Haasse appears to have done better; her autobiographical writings reveal a how-did-I-get-so-lucky wonder familiar to every mother in recounting ordinary events. But then, these are her words, describing selected nanomoments in the span of a lifetime. I've penned many similar words of motherly wonder. Was she, like me, an irritable crab when her children called "Mommy" as she was daydreaming a storyline? Did she, like me, bang around slamming doors, muttering foul epithets while she cleaned the toilet? Did she, like me, feel that motherhood turned her from a literate, creative, interesting individual into a terrible nag, constantly hounding her children to pick up their clothes, brush their teeth, hurry up and eat before they were late to school?

Or perhaps Haasse mastered a skill I've only sporadically had a grip on: seeing herself as a writer who also has a family instead of a housekeeper and nanny who happens to write when she gets the chance. In those rare moments when I've managed to see myself as the bright and creative writer, mathematician, and scholar-of-nearly-everything that I want to be, I'm paradoxically a better wife and mother, and I get more household drivel done.
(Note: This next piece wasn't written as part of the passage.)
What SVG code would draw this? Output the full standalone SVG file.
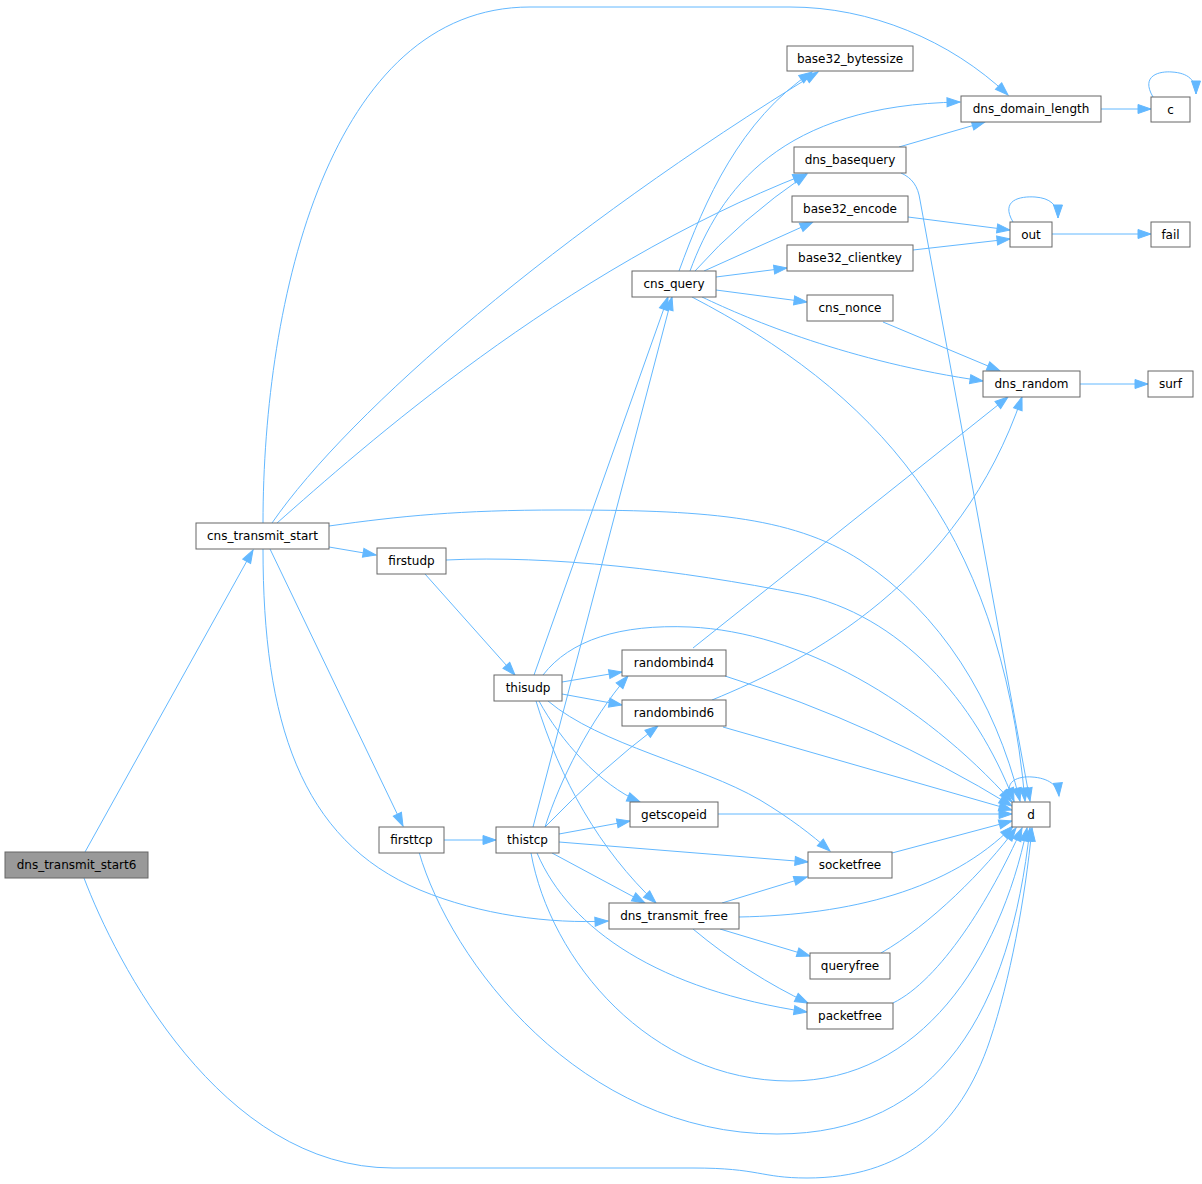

Which, of course, solves neither the forty-eight-hour-day dilemma nor the disjointed-chunky-faucet conundrum, but it's a step in the right direction.

1 comments:

aliasmother said...

I could have written this. In fact, I was kind of writing this while sifting through my e-mail and scribbling out my to-do list for the day, trying to scratch together 15-30 minutes in which to write a blog post.

I've struggled with the same issue. Is it possible for me to write anything worthwhile in the small amount of time available to me? Even more critical, can I do it in the limited amount of mental space available after work demands, dinner menus, arts and crafts sessions, and bill paying?

I've almost come to the conclusion that, no. It isn't possible. Which means that I'm out of luck for at least 20 years until my family is self-sufficient. That thought is so depressing.

It makes me feel like I wasted my freewheelin' youth. But, of course, when I was a freewheelin' youth, I didn't have anything to say.